I think the most horrific and elegant of these scenarios is the one in Torchwood: Children of Men. That is truly the quintessence of evil right there, and thoroughly believable! (Despite the slightly naff special effects and overacting).

Jeremy said...

While I agree in principle, there will always be room for exceptions which do not break thermodynamic laws. The humans-as-a-delicacy concept is a classic staple, if you'll pardon the pun. And I'm going to skip talking about vampires or vampire-like creatures who have coexisted within their human host populations for hundreds of years, in literature alone.

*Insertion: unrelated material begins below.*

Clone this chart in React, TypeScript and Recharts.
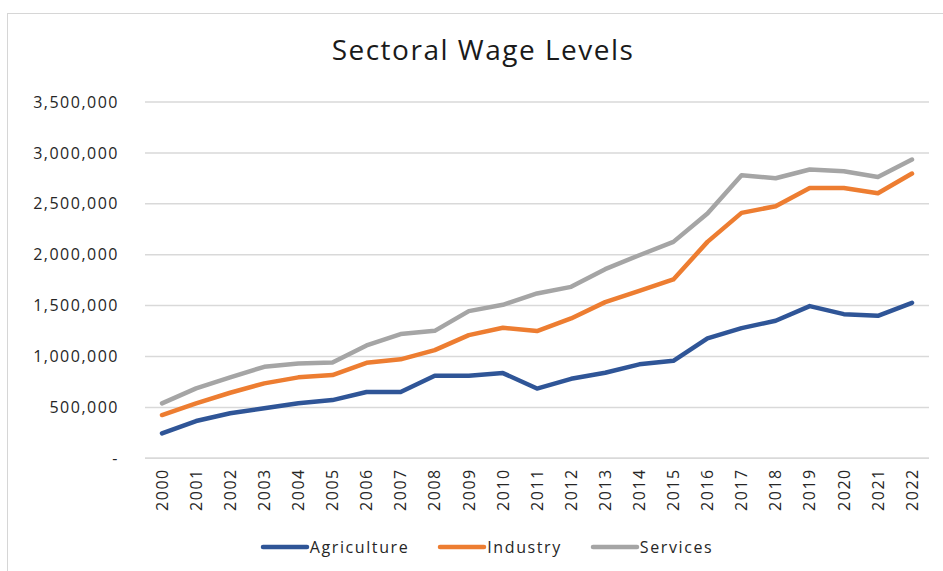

But what about a strictly carnivorous alien race which has some reason to maintain a secret presence here on Earth, but only finds us homo saps edible? For example, in a slight retelling of the recent remake of The Day The Earth Stood Still, perhaps the aliens are still a protective force preserving the viability of the relatively few worlds capable of supporting life. Instead of wiping out all human life before we can destroy the planet, they just insert themselves into our highest political and military offices where they can meddle in global affairs enough to preserve the planet against nuclear holocaust. In fact, it could be that the aliens only socially engineer conventional military conflicts to provide a constant, hidden source of human sacrifices for consumption. If their dietary needs are sufficiently small that they will not exhaust the human race, the disappearances could easily be covered-up and classified at the highest possible levels, which remains, as always, a specialty of governments, human and alien alike.

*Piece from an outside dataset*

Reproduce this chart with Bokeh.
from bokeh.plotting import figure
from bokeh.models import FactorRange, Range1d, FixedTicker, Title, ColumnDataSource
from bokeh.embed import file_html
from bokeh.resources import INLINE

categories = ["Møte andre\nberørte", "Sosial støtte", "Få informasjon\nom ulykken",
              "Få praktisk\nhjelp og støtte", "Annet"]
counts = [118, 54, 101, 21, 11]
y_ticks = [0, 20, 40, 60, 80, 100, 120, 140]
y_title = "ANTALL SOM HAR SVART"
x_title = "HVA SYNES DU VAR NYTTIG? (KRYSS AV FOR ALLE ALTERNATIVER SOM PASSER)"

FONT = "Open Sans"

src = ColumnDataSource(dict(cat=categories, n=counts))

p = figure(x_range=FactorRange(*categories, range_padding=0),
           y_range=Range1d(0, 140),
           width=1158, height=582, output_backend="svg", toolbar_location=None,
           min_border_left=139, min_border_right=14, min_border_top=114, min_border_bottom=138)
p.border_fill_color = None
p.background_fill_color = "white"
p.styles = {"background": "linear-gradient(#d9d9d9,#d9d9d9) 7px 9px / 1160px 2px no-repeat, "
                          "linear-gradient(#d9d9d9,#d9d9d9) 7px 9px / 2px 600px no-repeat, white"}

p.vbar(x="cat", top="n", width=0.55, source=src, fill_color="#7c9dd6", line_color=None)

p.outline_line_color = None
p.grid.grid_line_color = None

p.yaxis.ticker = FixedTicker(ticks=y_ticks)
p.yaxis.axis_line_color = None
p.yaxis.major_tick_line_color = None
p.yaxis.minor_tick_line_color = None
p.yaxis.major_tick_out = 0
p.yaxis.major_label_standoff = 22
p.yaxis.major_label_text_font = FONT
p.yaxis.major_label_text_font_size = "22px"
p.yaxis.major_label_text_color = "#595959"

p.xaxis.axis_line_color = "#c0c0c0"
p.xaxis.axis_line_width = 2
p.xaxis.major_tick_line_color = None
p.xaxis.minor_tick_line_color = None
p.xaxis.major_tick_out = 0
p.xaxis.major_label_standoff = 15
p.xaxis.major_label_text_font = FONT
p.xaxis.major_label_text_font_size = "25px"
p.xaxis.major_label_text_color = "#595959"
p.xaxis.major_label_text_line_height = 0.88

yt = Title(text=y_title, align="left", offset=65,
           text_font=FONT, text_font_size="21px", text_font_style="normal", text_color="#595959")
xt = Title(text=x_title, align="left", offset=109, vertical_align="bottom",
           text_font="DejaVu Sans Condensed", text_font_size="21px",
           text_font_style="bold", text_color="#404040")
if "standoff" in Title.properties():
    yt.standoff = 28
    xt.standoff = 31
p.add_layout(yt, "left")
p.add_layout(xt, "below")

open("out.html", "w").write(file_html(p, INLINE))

And if the aliens were initially brought to this world by the presence of two atomic explosions, well, the story could be a compelling warning against the evils of pollution, overpopulation, and nuclear arms. In the classic business parlance, that's a deliciously win-win scenario.

John Seavey said...

But that wouldn't be cannibalism, would it? I'm talking specifically about the "feeding humans to other humans because conventional food supplies have been exhausted" meme, not just the idea of anyone eating people. (Without that, at least 75% of Doctor Who would be out the window...)

Anonymous said...

John,

Next time, please take a look at your human history about cannibalism.

Throughout history, every culture which has routinely practiced any form of cannibalism has done it as a religious ritual.

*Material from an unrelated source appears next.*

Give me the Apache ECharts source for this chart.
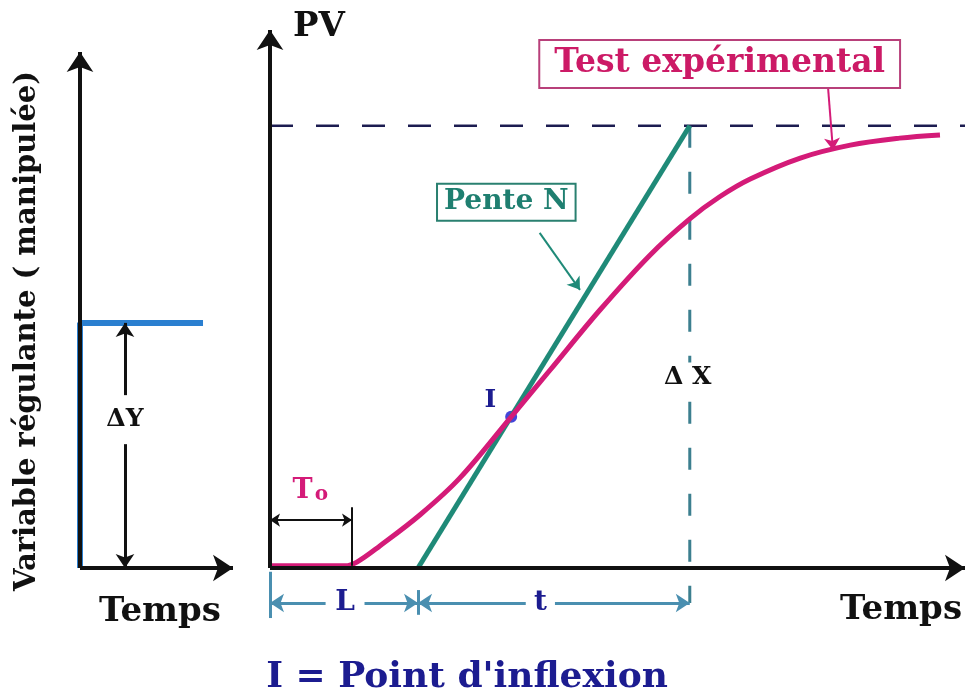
<!DOCTYPE html>
<html><head><meta charset="utf-8">
<script src="https://cdn.jsdelivr.net/npm/echarts@6/dist/echarts.min.js"></script>
<style>html,body{margin:0;padding:0;background:#fff}#c{width:971px;height:699px}</style>
</head><body><div id="c"></div>
<script>
// ---------- data ----------
// right panel : process response (time 0..100, PV 0..100)
const curveTime = [0, 10.8, 12.5, 15.8, 21.6, 27.3, 34.7, 40.3, 47.5, 54.7, 60.4, 64.7, 69.1, 76.3, 83.5, 90.6, 96.4];
const curvePV   = [0.4, 0.4, 1.1, 4.1, 9.9, 16.7, 28.1, 36.8, 48.0, 58.2, 64.9, 69.0, 72.3, 76.2, 78.6, 79.9, 80.5];
const tangentTime = [21.3, 60.4];
const tangentPV   = [0, 82.2];
const finalPV = 82.2;
const inflexionPoint = [34.7, 28.1];
const deadTimeT0 = 11.8;
const delayL = 21.3;
const timeEnd = 60.4;
// left panel : manipulated variable step
const stepTime  = [0, 0, 80.4];
const stepValue = [0, 47.5, 47.5];
const deltaYAt = 29.4;

// ---------- helpers ----------
const SERIF = '"DejaVu Serif", "Liberation Serif", serif';
const BLACK = '#111';
const MAGENTA = '#d41b78';
const TEAL = '#1f8a78';
const NAVY = '#1c1c90';
const DIM = '#4a8fb0';

function pairs(xs, ys) { return xs.map((x, i) => [x, ys[i]]); }
function seg(a, b, s0, s1) {
  return [{ coord: a, symbol: s0 || 'none' }, { coord: b, symbol: s1 || 'none' }];
}
function markerSeries(gi, lines, color, width, symSize) {
  return {
    type: 'line', data: [], xAxisIndex: gi, yAxisIndex: gi, silent: true,
    markLine: {
      silent: true, animation: false, symbolSize: symSize,
      label: { show: false },
      lineStyle: { color: color, width: width, type: 'solid' },
      emphasis: { disabled: true },
      data: lines
    }
  };
}
function textPoint(coord, text, style) {
  return {
    coord: coord, symbol: 'circle', symbolSize: 1,
    itemStyle: { color: 'rgba(0,0,0,0)' },
    label: Object.assign({ show: true, position: 'inside', formatter: text,
      fontFamily: SERIF, fontWeight: 'bold' }, style)
  };
}
function labelSeries(gi, points) {
  return {
    type: 'line', data: [], xAxisIndex: gi, yAxisIndex: gi, silent: true,
    markPoint: { silent: true, animation: false, data: points }
  };
}

const chart = echarts.init(document.getElementById('c'));
const hidden = { axisLine: { show: false }, axisTick: { show: false }, axisLabel: { show: false }, splitLine: { show: false } };

const option = {
  animation: false,
  backgroundColor: '#fff',
  grid: [
    { left: 80, top: 52, width: 153, height: 593.4 },
    { left: 270, top: 30, width: 695, height: 618.7 }
  ],
  xAxis: [
    Object.assign({ type: 'value', gridIndex: 0, min: 0, max: 100 }, hidden),
    Object.assign({ type: 'value', gridIndex: 1, min: 0, max: 100 }, hidden)
  ],
  yAxis: [
    Object.assign({ type: 'value', gridIndex: 0, min: -15, max: 100 }, hidden),
    Object.assign({ type: 'value', gridIndex: 1, min: -15, max: 100 }, hidden)
  ],
  graphic: [
    { type: 'text', x: 27, y: 331, rotation: Math.PI / 2,
      style: { text: 'Variable régulante ( manipulée)', align: 'center', verticalAlign: 'middle',
        font: 'bold 29px ' + SERIF, fill: BLACK } },
    { type: 'text', x: 293, y: 27, style: { text: 'PV', align: 'left', verticalAlign: 'middle',
        font: 'bold 34px ' + SERIF, fill: BLACK } },
    { type: 'text', x: 467, y: 678, style: { text: "I = Point d'inflexion", align: 'center', verticalAlign: 'middle',
        font: 'bold 36px ' + SERIF, fill: NAVY } }
  ],
  series: [
    // ----- left panel -----
    { type: 'line', xAxisIndex: 0, yAxisIndex: 0, data: pairs(stepTime, stepValue), symbol: 'none',
      lineStyle: { color: '#2a7fd0', width: 6 }, clip: false, silent: true },
    markerSeries(0, [
      seg([0, 0], [100, 0], 'none', 'arrow'),
      seg([0, 0], [0, 100], 'none', 'arrow')
    ], BLACK, 4, 20),
    markerSeries(0, [
      seg([deltaYAt, stepValue[1]], [deltaYAt, 33.5], 'arrow', 'none'),
      seg([deltaYAt, 24.0], [deltaYAt, 0], 'none', 'arrow')
    ], BLACK, 3, 14),
    labelSeries(0, [
      textPoint([deltaYAt, 28.7], 'ΔY', { fontSize: 25, color: BLACK }),
      textPoint([52.3, -8.5], 'Temps', { fontSize: 34, color: BLACK })
    ]),
    // ----- right panel -----
    { type: 'line', xAxisIndex: 1, yAxisIndex: 1, data: [[0, finalPV], [100, finalPV]], symbol: 'none',
      lineStyle: { color: '#1c1c50', width: 2.5, type: [23, 23] }, silent: true },
    { type: 'line', xAxisIndex: 1, yAxisIndex: 1, data: [[timeEnd, finalPV], [timeEnd, -6.5]], symbol: 'none',
      lineStyle: { color: '#3c7f8f', width: 3, type: [22, 24] }, clip: false, silent: true },
    { type: 'line', xAxisIndex: 1, yAxisIndex: 1, data: pairs(tangentTime, tangentPV), symbol: 'none',
      lineStyle: { color: TEAL, width: 5 }, silent: true },
    { type: 'line', xAxisIndex: 1, yAxisIndex: 1, data: pairs(curveTime, curvePV), symbol: 'none',
      smooth: 0.35, lineStyle: { color: MAGENTA, width: 5 }, silent: true },
    { type: 'scatter', xAxisIndex: 1, yAxisIndex: 1, data: [inflexionPoint], symbolSize: 12,
      itemStyle: { color: '#1515d0' }, silent: true },
    // axes
    markerSeries(1, [
      seg([0, 0], [100, 0], 'none', 'arrow'),
      seg([0, 0], [0, 100], 'none', 'arrow')
    ], BLACK, 4, 20),
    // T0 arrow
    markerSeries(1, [
      seg([0, 8.9], [deadTimeT0, 8.9], 'arrow', 'arrow'),
      seg([deadTimeT0, 11.3], [deadTimeT0, 0.4])
    ], BLACK, 2, 10),
    // L and t dimension arrows
    markerSeries(1, [
      seg([0, -6.5], [8.0, -6.5], 'arrow', 'none'),
      seg([13.6, -6.5], [delayL, -6.5], 'none', 'arrow'),
      seg([delayL, -6.5], [36.8, -6.5], 'arrow', 'none'),
      seg([41.0, -6.5], [timeEnd, -6.5], 'none', 'arrow'),
      seg([0, -0.7], [0, -9.3]),
      seg([delayL, -4.1], [delayL, -8.7])
    ], DIM, 3, 14),
    // pointer arrows
    markerSeries(1, [ seg([80.3, 89.2], [81.0, 77.7], 'none', 'arrow') ], MAGENTA, 2, 12),
    markerSeries(1, [ seg([38.8, 62.3], [44.6, 51.7], 'none', 'arrow') ], TEAL, 2, 12),
    labelSeries(1, [
      textPoint([10.8, -6.5], 'L', { fontSize: 28, color: NAVY }),
      textPoint([38.9, -6.5], 't', { fontSize: 28, color: NAVY }),
      textPoint([31.7, 31.2], 'I', { fontSize: 25, color: NAVY }),
      textPoint([60.1, 35.5], 'Δ X', { fontSize: 25, color: BLACK, backgroundColor: '#fff', padding: [2, 2] }),
      textPoint([90.8, -7.8], 'Temps', { fontSize: 34, color: BLACK }),
      textPoint([5.8, 15.0], '{t|T}{o|o}', { rich: {
        t: { fontSize: 27, fontFamily: SERIF, fontWeight: 'bold', color: MAGENTA, verticalAlign: 'bottom' },
        o: { fontSize: 20, fontFamily: SERIF, fontWeight: 'bold', color: MAGENTA, padding: [14, 0, 0, 2] } } }),
      textPoint([64.7, 93.7], 'Test expérimental', { fontSize: 33, color: '#cc1a66', backgroundColor: '#fff',
        borderColor: '#b8407a', borderWidth: 2, padding: [7, 14, 6, 14] }),
      textPoint([34.0, 68.0], 'Pente N', { fontSize: 28, color: '#1f7f70', backgroundColor: '#fff',
        borderColor: '#2a8070', borderWidth: 2, padding: [4, 6, 3, 6] })
    ])
  ]
};
chart.setOption(option);
</script></body></html>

A few bites as a form of religious connection with the departed, really not that different from what many of us do at our respective churches on Sunday.

No known human culture has ever practiced cannibalism as a food source. Ever.

Even the ones who have practiced literal cannibalism as a form of religious communion would have been horrified by anyone who wanted to eat someone as a food source (it would have been a blasphemous form of cannibalism, if I may be forgiven for the risk inherent to applying our words to another culture).